Mr Lickley added: “The missing person inquiry that had commenced became a murder inquiry from that moment.”

Mr Lickley said that when detectives announced they were looking for the box of the pizza that Miss Yeates bought, Tabak scoured the internet to see when rubbish had been collected.

He also researched body decomposition and information on the sentences for murder and manslaughter.

Tabak, 33, denies the premeditated killing of Miss Yeates.

Tabak sat with his head bowed as a recording of Mr Reardon calling police to report Miss Yeates missing was played to the jury.

Mr Reardon had never spoken to Tabak prior to his girlfriend’s disappearance.

He had only spoken to Tabak’s girlfriend, Tanja Morson, once - when his and Miss Yeates’ cat, Bernard, got into their neighbours’ flat and Miss Morson asked him to remove it.

After reporting Miss Yeates missing, Mr Reardon went with police officers to his next-door neighbours’ flat but did not speak to Tabak - not realising he was a Dutch national.

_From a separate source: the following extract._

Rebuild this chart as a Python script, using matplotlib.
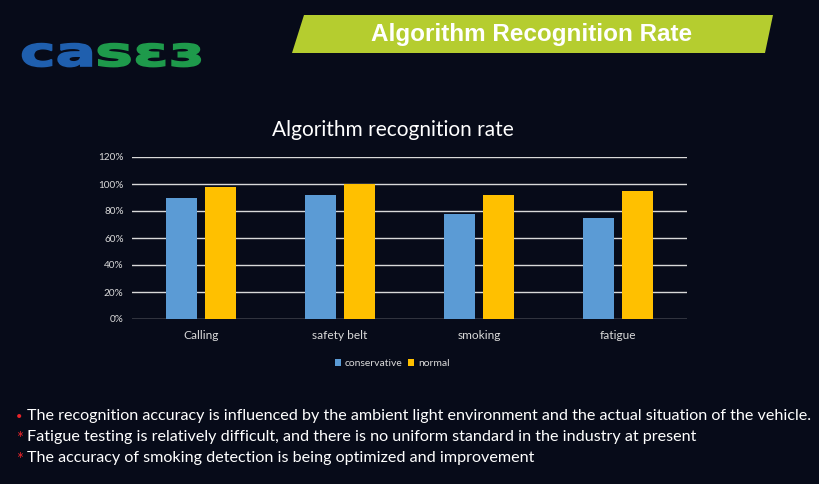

Jurors were told that, on the night after the landscape architect had been killed, Tabak and Miss Morson went to a birthday party.

“He appeared quiet and disinterested and short with his answers.

“She describes the meeting with him as difficult and describes Vincent Tabak as not wanting to be there.

“She noticed that Vincent Tabak was not talking to anyone else.”